For longtime donors and McLean National Council members Pat and Jim Poitras, supporting new discoveries in psychiatry has been a common thread in their philanthropy. That is why they have, for many years, invested in research at McLean Hospital.
Their most recent gift to McLean—and largest at $4 million—established the Patricia and James Poitras Endowed Chair in Psychiatry at McLean Hospital. Thanks to the Poitrases’ generosity, McLean was able to recruit a stellar chief scientific officer, world-renowned clinician-researcher Kerry Ressler, MD, PhD, who will succeed Joseph Coyle, MD, in this important role.
Ressler is an expert in fear-based disorders whose research examines how fear works in the mammalian brain on cellular and molecular levels, informing the treatment and prevention of disorders such as post-traumatic stress disorder (PTSD).
“We have often thought that the people you recruit to an institution are crucial,” said Pat. “It sounds obvious, but it is a very competitive environment, and there are many institutions interested in candidates like Dr.

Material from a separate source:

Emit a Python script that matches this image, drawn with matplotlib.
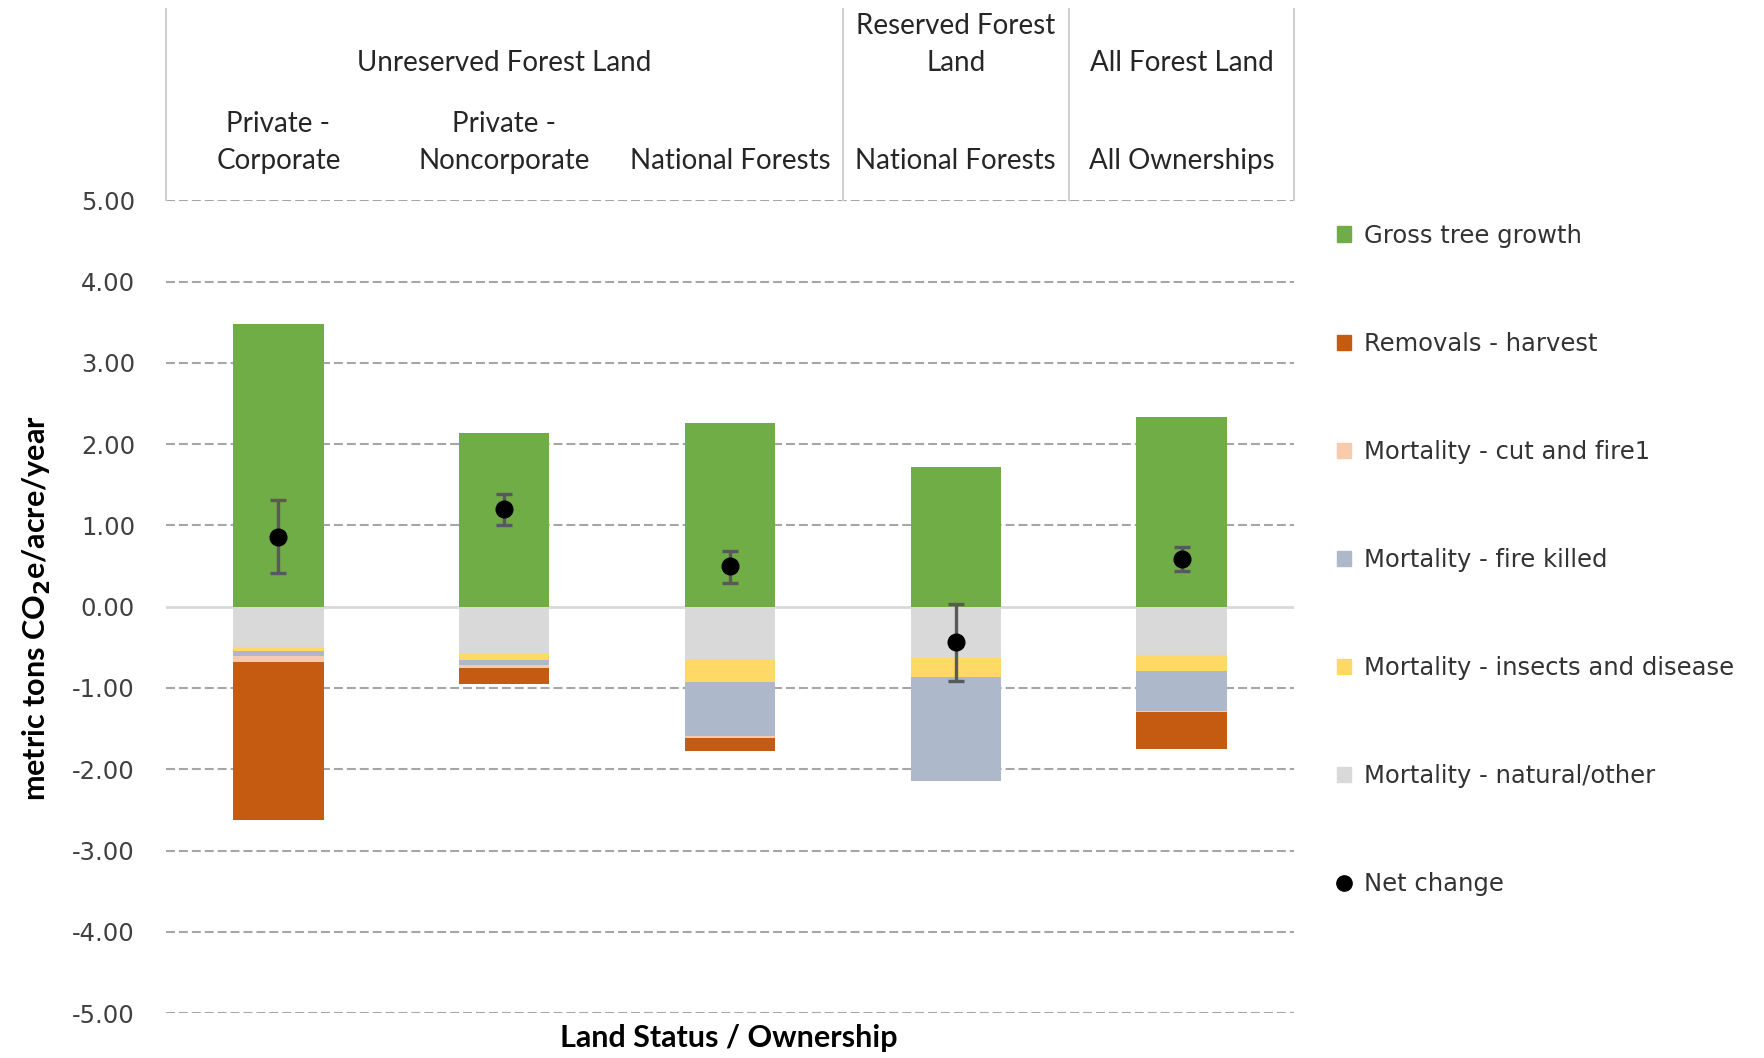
import numpy as np
import matplotlib
matplotlib.use("Agg")
import matplotlib.pyplot as plt
from matplotlib.patches import Patch
from matplotlib.lines import Line2D

plt.rcParams["axes.unicode_minus"] = False

# Ownership columns and their land-status groups
ownerships = ["Private -\nCorporate", "Private -\nNoncorporate", "National Forests",
              "National Forests", "All Ownerships"]
land_status = ["Unreserved Forest Land", "Reserved Forest\nLand", "All Forest Land"]
status_spans = [(0, 2), (3, 3), (4, 4)]

# Carbon flux components (metric tons CO2e/acre/year)
gross_growth = [3.48, 2.14, 2.26, 1.72, 2.34]
mort_natural = [-0.49, -0.58, -0.65, -0.63, -0.59]
mort_insects = [-0.06, -0.07, -0.28, -0.23, -0.20]
mort_fire = [-0.06, -0.07, -0.66, -1.29, -0.49]
mort_cut_fire = [-0.07, -0.03, -0.03, 0.00, -0.01]
removals_harvest = [-1.95, -0.20, -0.16, 0.00, -0.46]

# Net change with its confidence interval
net_change = [0.86, 1.20, 0.50, -0.44, 0.59]
net_low = [0.41, 1.01, 0.29, -0.91, 0.44]
net_high = [1.31, 1.39, 0.69, 0.03, 0.74]

y_ticks = [5, 4, 3, 2, 1, 0, -1, -2, -3, -4, -5]

colors = {
    "gross": "#70AD47",
    "harvest": "#C55A11",
    "cut_fire": "#F8CBAD",
    "fire": "#ADB9CA",
    "insects": "#FFD966",
    "natural": "#D9D9D9",
}

head_font = "Lato"
head_size = 20
head_color = "#262626"

fig = plt.figure(figsize=(17.65, 10.58), dpi=100)
ax = fig.add_axes([0.0938, 0.0425, 0.6396, 0.7681])

x = np.arange(len(ownerships))
w = 0.4

# gridlines
for t in y_ticks:
    if t == 0:
        ax.axhline(0, color="#D9D9D9", lw=2.0, zorder=0.5)
    else:
        ax.axhline(t, color="#A6A6A6", lw=1.5, ls=(0, (4.3, 1.9)), zorder=0.5)

ax.bar(x, gross_growth, w, color=colors["gross"], zorder=2)

bottom = np.zeros(len(x))
for key, vals in [("natural", mort_natural), ("insects", mort_insects),
                  ("fire", mort_fire), ("cut_fire", mort_cut_fire),
                  ("harvest", removals_harvest)]:
    v = np.array(vals)
    ax.bar(x, v, w, bottom=bottom, color=colors[key], zorder=2)
    bottom = bottom + v

net = np.array(net_change)
yerr = [net - np.array(net_low), np.array(net_high) - net]
ax.errorbar(x, net, yerr=yerr, fmt="none", ecolor="#595959", elinewidth=2.4,
            capsize=5.5, capthick=2.4, zorder=3)
ax.plot(x, net, "o", color="black", ms=12, zorder=4)

ax.set_xlim(-0.5, 4.5)
ax.set_ylim(-5, 5)
ax.set_yticks(y_ticks)
ax.set_yticklabels([f"{t:.2f}" for t in y_ticks], fontsize=17.5, color="#404040")
ax.tick_params(axis="y", length=0, pad=22)
ax.set_xticks([])
for s in ax.spines.values():
    s.set_visible(False)

# category header above the plot
line_kw = dict(color="#D0D0D0", lw=1.5, clip_on=False, zorder=1)
for xb in [-0.5, 2.5, 3.5, 4.5]:
    ax.plot([xb, xb], [5, 7.35], **line_kw)


def header_label(xc, y_last, text, step=0.455):
    """Write a multi-line header label whose last line sits at y_last."""
    lines = text.split("\n")
    for i, line in enumerate(reversed(lines)):
        ax.text(xc, y_last + i * step, line, ha="center", va="center",
                fontsize=head_size, family=head_font, color=head_color,
                clip_on=False)


for (a, b), lab in zip(status_spans, land_status):
    header_label((a + b) / 2, 6.69, lab)

for xi, lab in zip(x, ownerships):
    header_label(xi, 5.485, lab)

fig.text(0.021, 0.425, "metric tons CO$_\\mathbf{2}$e/acre/year", rotation=90,
         ha="center", va="center", fontsize=22, fontweight="bold", family=head_font,
         color="black")
fig.text(0.413, 0.019, "Land Status / Ownership", ha="center", va="center",
         fontsize=22, fontweight="bold", family=head_font, color="black")

handles = [
    Patch(color=colors["gross"], label="Gross tree growth"),
    Patch(color=colors["harvest"], label="Removals - harvest"),
    Patch(color=colors["cut_fire"], label="Mortality - cut and fire1"),
    Patch(color=colors["fire"], label="Mortality - fire killed"),
    Patch(color=colors["insects"], label="Mortality - insects and disease"),
    Patch(color=colors["natural"], label="Mortality - natural/other"),
    Line2D([], [], marker="o", ls="none", color="black", ms=11, label="Net change"),
]
leg = fig.legend(handles=handles, loc="upper left", bbox_to_anchor=(0.7505, 0.800),
                 frameon=False, fontsize=17.5, handlelength=0.6, handleheight=0.6,
                 handletextpad=0.5, labelspacing=3.46, borderpad=0)
for t in leg.get_texts():
    t.set_color("#333333")

fig.savefig("out.png", dpi=100)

Ressler. This opportunity was exciting for us because we knew that endowing the chair would greatly increase the probability that he would come to McLean.”
Ressler is currently a Howard Hughes Medical Institute investigator and professor of psychiatry and behavioral sciences in the Yerkes Research Center of Emory University, as well as a member of the Institute of Medicine and chair of the Scientific Council of the Anxiety and Depression Association of America. He has also been very involved in training physician scientists as the current director of Emory’s MD/PhD program. Thus, he will bring a tremendous amount of scientific, clinical and training experience when he assumes his new role at McLean next August.
As chief scientific officer at McLean, Ressler will oversee the hospital’s comprehensive research enterprise, enhancing the breadth and depth of the scientific portfolio, promoting research collaborations, and advancing a vision for improved lab facilities.
“Dr. Ressler is unique in that he is both an outstanding neuroscientist and trained as a clinical psychiatrist. He bridges both worlds to come up with creative and powerful scientific insights about the genetics and epigenetics of anxiety disorders like PTSD,” said Coyle.
What drew Ressler to McLean was the opportunity to be part of the “best clinical psychiatric program in the country, and probably the world, and its outstanding, cutting-edge research program,” he said. The fact that McLean’s basic and clinical research takes place on the same campus as its treatment programs—unlike many other research operations—was another huge draw. “I’ve spent my career doing translational research, from bench to bedside and back again. I see my charge at McLean as fostering further translation by helping the clinicians intersect with the basic scientists and vice versa,” said Ressler.
Taken a step further, discoveries made in one area of brain disorders often inform others, sometimes even the entire field. This notion was compelling to the Poitrases, along with the idea that, from an administrative perspective, the chief scientific officer position is essential. “Having someone like Dr. Ressler who is responsible for institution-wide research is important to the coordination, direction and focus of the overall operation,” said Jim.
The Poitrases’ gift comes at a critical juncture for McLean, with the fields of neuroscience and psychiatric genetics exploding, according to Scott L. Rauch, MD, McLean’s president and psychiatrist in chief and Rose-Marie and Eijk van Otterloo Chair of Psychiatry. “McLean has a 200-year commitment to improving the quality of care for those with mental illness through neuroscientific discoveries,” he said. “The Poitrases’ tremendous gift helps us build on that incredible legacy.”